Insomma, il concetto stesso di "sovranità alimentare" sarebbe stato già abbastanza ridicolo per conto suo, anche se non si fosse piazzato a dirigere il Dicastero, tanto per esaltare l'effetto comico, un guitto da baraccone che di professione fa il cognato. Si ignora quali altri titoli possa vantare.
La scorsa settimana il Ministro ha vantato la sua iniziativa di proibire, per proteggere noi consumatori non si sa bene da che cosa, la carne coltivata in vitro. Riconosco che l'idea di mangiare carne ottenuta da colture cellulari di mucca o di maiale può piacere o non piacere, ma non si capisce proprio dove sia il pericolo. Colture cellulari umane, ad esempio di pelle (derma più epidermide) o di cartilagini, vengono ormai comunemente utilizzate in medicina per rigenerare tessuti lesionati, quindi ci sono tanti pazienti che le hanno incorporate nel proprio corpo; non si vede quale problema ci sia a mangiare cellule coltivate di pollo o di babirussa.
Infatti il Ministro, nella sua auto-apologia davanti ai microfoni, non ha saputo fornire alcuna spiegazione minimamente ragionevole; non è riuscito a dire altro che "non fa parte delle nostre tradizioni".
Ne segue che, secondo la forma mentis (ammesso che ne abbia una) del Ministro, tutto ciò che "non fa parte delle nostre tradizioni" va proibito.
La prima considerazione, ovvia, è che se avessimo sempre applicato questo principio ci troveremmo ancora nell'età della pietra.
Ma c'è qualcosa di più. Questo Ministro è lo stesso che mesi fa paventava "sostituzioni etniche", che fomentava il razzismo con il pretesto che la parola "razza" è presente nella Costituzione (è presente solo per indicarla come fattore di cui non tenere conto), e allora si capisce che anche l'idea che ciò che non è conforme alle tradizioni debba essere vietato è un prodotto dello stesso tarlo mentale, che si mangia i pensieri sempre nello stesso modo: l'idea della famigerata "identità", che a volte assume i contorni del biologico, a volte quelli del culturale, ma è sempre il miraggio, del tutto illusorio, di una qualche eredità più o meno sacra, pervenuta da una immaginaria età dell'oro del passato e che bisogna conservare in purezza evitando ogni contaminazione. C'è il rifiuto di riconoscere l'ovvio: noi tutti siamo, sia dal punto di vista dell'eredità biologica sia da quello dell'eredità culturale, pur se per vie e meccanismi diversi, dei vestiti di Arlecchino, fatti di pezze, toppe, stracci, scampoli e rimasugli delle provenienze più diverse; e quegli "altri" da cui pensiamo di doverci difendere sono vestiti di Arlecchino quanto noi, chi con la toppa blu più grande e quella gialla più piccola, che con più pezze rosse e meno pezze verdi.
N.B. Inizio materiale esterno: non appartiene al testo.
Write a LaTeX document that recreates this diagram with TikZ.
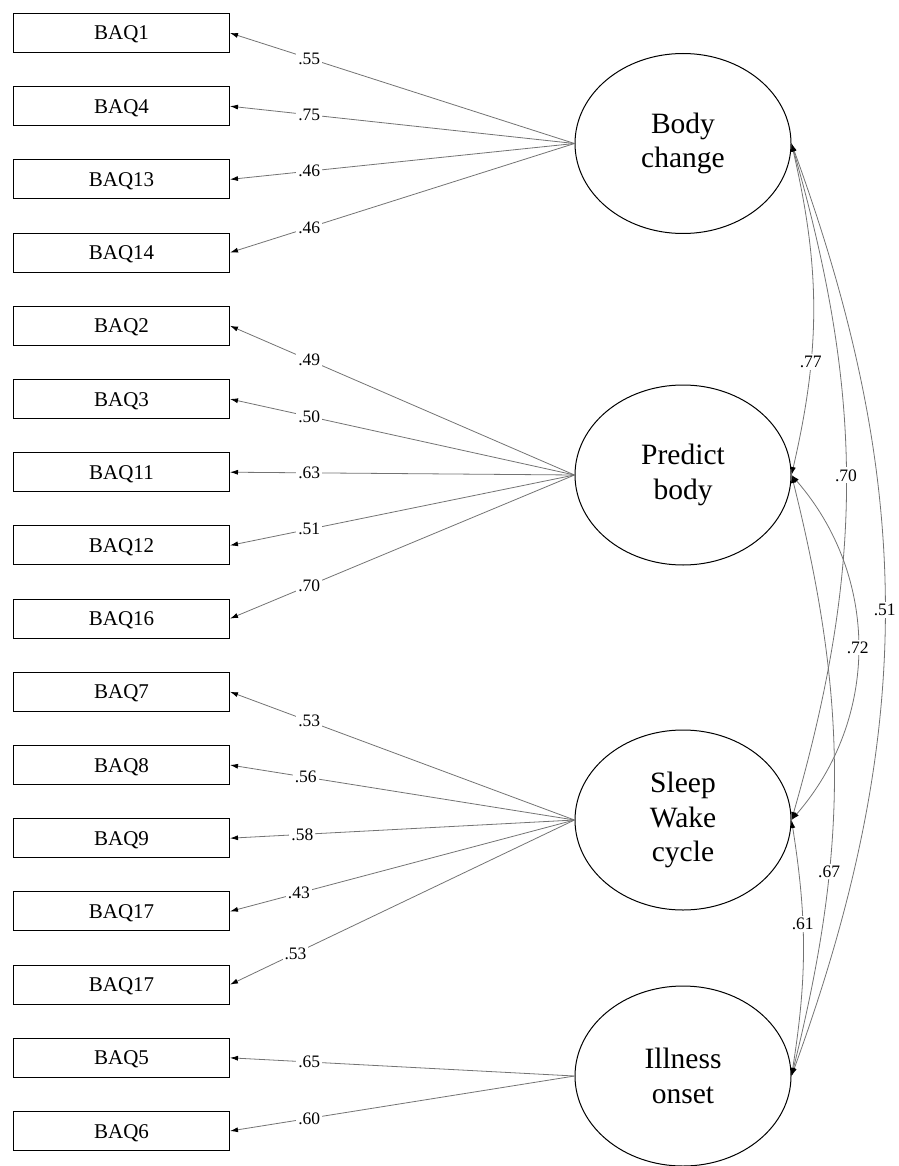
\documentclass[tikz,border=0pt]{standalone}
\usepackage{fontspec}
\setmainfont{Liberation Serif}
\usetikzlibrary{arrows.meta, shapes.geometric}

\begin{document}
\begin{tikzpicture}[
    x=1pt, y=-1pt,
    % Стиль для пунктов опросника: прямоугольник
    item/.style={rectangle, draw, line width=1pt, minimum width=216pt, minimum height=39pt, inner sep=0pt,
                 text height=14pt, text depth=-8pt, font=\fontsize{21}{24}\selectfont},
    % Стиль для факторов: эллипс с текстом в несколько строк
    factor/.style={ellipse, draw, line width=1pt, minimum width=216pt, minimum height=180pt, inner sep=0pt, align=center, font=\fontsize{29.5}{34.5}\selectfont},
    % Стиль для нагрузок: серая линия, черная стрелка
    load/.style={draw=black!55, line width=0.8pt, -{Latex[color=black, length=8pt, width=5pt]}},
    % Стиль для корреляций: дуга со стрелками с двух сторон
    cov/.style={draw=black!55, line width=0.8pt, {Latex[color=black, length=8pt, width=5pt]}-{Latex[color=black, length=8pt, width=5pt]}},
    % Стиль для коэффициентов
    coef/.style={fill=white, inner sep=2pt, font=\fontsize{17.5}{20}\selectfont}
]
    \useasboundingbox (0,0) rectangle (898,1166);

    % --- Пункты опросника (слева) ---
    \node[item] (q1)  at (121.5, 33)     {BAQ1};
    \node[item] (q4)  at (121.5, 106.2)  {BAQ4};
    \node[item] (q13) at (121.5, 179.4)  {BAQ13};
    \node[item] (q14) at (121.5, 252.6)  {BAQ14};
    \node[item] (q2)  at (121.5, 325.8)  {BAQ2};
    \node[item] (q3)  at (121.5, 399)    {BAQ3};
    \node[item] (q11) at (121.5, 472.2)  {BAQ11};
    \node[item] (q12) at (121.5, 545.4)  {BAQ12};
    \node[item] (q16) at (121.5, 618.6)  {BAQ16};
    \node[item] (q7)  at (121.5, 691.8)  {BAQ7};
    \node[item] (q8)  at (121.5, 765)    {BAQ8};
    \node[item] (q9)  at (121.5, 838.2)  {BAQ9};
    \node[item] (q17) at (121.5, 911.4)  {BAQ17};
    \node[item] (q17b) at (121.5, 984.6) {BAQ17};
    \node[item] (q5)  at (121.5, 1057.8) {BAQ5};
    \node[item] (q6)  at (121.5, 1131)   {BAQ6};

    % --- Факторы (справа) ---
    \node[factor] (bc) at (683, 143.5) {Body\\change};
    \node[factor] (pb) at (683, 475)   {Predict\\body};
    \node[factor] (sw) at (683, 820)   {Sleep\\Wake\\cycle};
    \node[factor] (io) at (683, 1076)  {Illness\\onset};

    % --- Нагрузки: Body change ---
    \draw[load] (bc.west) -- node[coef, pos=.77] {.55} (q1.east);
    \draw[load] (bc.west) -- node[coef, pos=.77] {.75} (q4.east);
    \draw[load] (bc.west) -- node[coef, pos=.77] {.46} (q13.east);
    \draw[load] (bc.west) -- node[coef, pos=.77] {.46} (q14.east);

    % --- Нагрузки: Predict body ---
    \draw[load] (pb.west) -- node[coef, pos=.77] {.49} (q2.east);
    \draw[load] (pb.west) -- node[coef, pos=.77] {.50} (q3.east);
    \draw[load] (pb.west) -- node[coef, pos=.77] {.63} (q11.east);
    \draw[load] (pb.west) -- node[coef, pos=.77] {.51} (q12.east);
    \draw[load] (pb.west) -- node[coef, pos=.77] {.70} (q16.east);

    % --- Нагрузки: Sleep Wake cycle ---
    \draw[load] (sw.west) -- node[coef, pos=.77] {.53} (q7.east);
    \draw[load] (sw.west) -- node[coef, pos=.78] {.56} (q8.east);
    \draw[load] (sw.west) -- node[coef, pos=.79] {.58} (q9.east);
    \draw[load] (sw.west) -- node[coef, pos=.80] {.43} (q17.east);
    \draw[load] (sw.west) -- node[coef, pos=.81] {.53} (q17b.east);

    % --- Нагрузки: Illness onset ---
    \draw[load] (io.west) -- node[coef, pos=.77] {.65} (q5.east);
    \draw[load] (io.west) -- node[coef, pos=.77] {.60} (q6.east);

    % --- Корреляции факторов ---
    \draw[cov] (bc.east) to[bend left=13] node[coef, pos=.67] {.77} (pb.east);
    \draw[cov] (bc.east) to[bend left=16] node[coef, pos=.49] {.70} (sw.east);
    \draw[cov] (bc.east) to[bend left=20] node[coef, pos=.5] {.51} (io.east);
    \draw[cov] (pb.east) to[bend left=41] node[coef, pos=.5] {.72} (sw.east);
    \draw[cov] (pb.east) to[bend left=14] node[coef, pos=.67] {.67} (io.east);
    \draw[cov] (sw.east) to[bend left=9] node[coef, pos=.4] {.61} (io.east);

\end{tikzpicture}
\end{document}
E se la nostra eredità biologica (i nostri geni) si modifica molto lentamente, al contrario la nostra eredità culturale (le nostre tradizioni) si trasforma a ritmi vorticosi. Di fatto, ogni generazione può scegliere cosa tenere e cosa gettare via delle usanze della generazione precedente. Dicesi tradizione quella cosa che viene abbandonata e dimenticata quando ci si rende conto che non serve a nulla, o magari è anche dannosa (e per fortuna !).
Cosa mai abbiamo perso del nostro essere quando abbiamo abbandonato le tuniche per iniziare a indossare i pantaloni, uso introdotto in Europa dai Mongoli di Gengis Khan nel XIII secolo ? Siamo meno noi stessi da quando abbiamo importato gli agrumi dall'Asia o il pomodoro dall'America ?
E' il tarlo mentale dell'identità che porta a impiccarsi alle tradizioni: non è salvaguardia di una cultura, perché la cultura non è mai una, ma sempre plurima; è il suicidio culturale.
P.S.: Il Nostro aggiorna i suo curriculum giorno per giorno e mi costringe a un'aggiunta serale: non riesce neanche a conformarsi alla tradizione del meno acuto e più autoritario dei suoi antenati politici e a fare arrivare i treni in orario.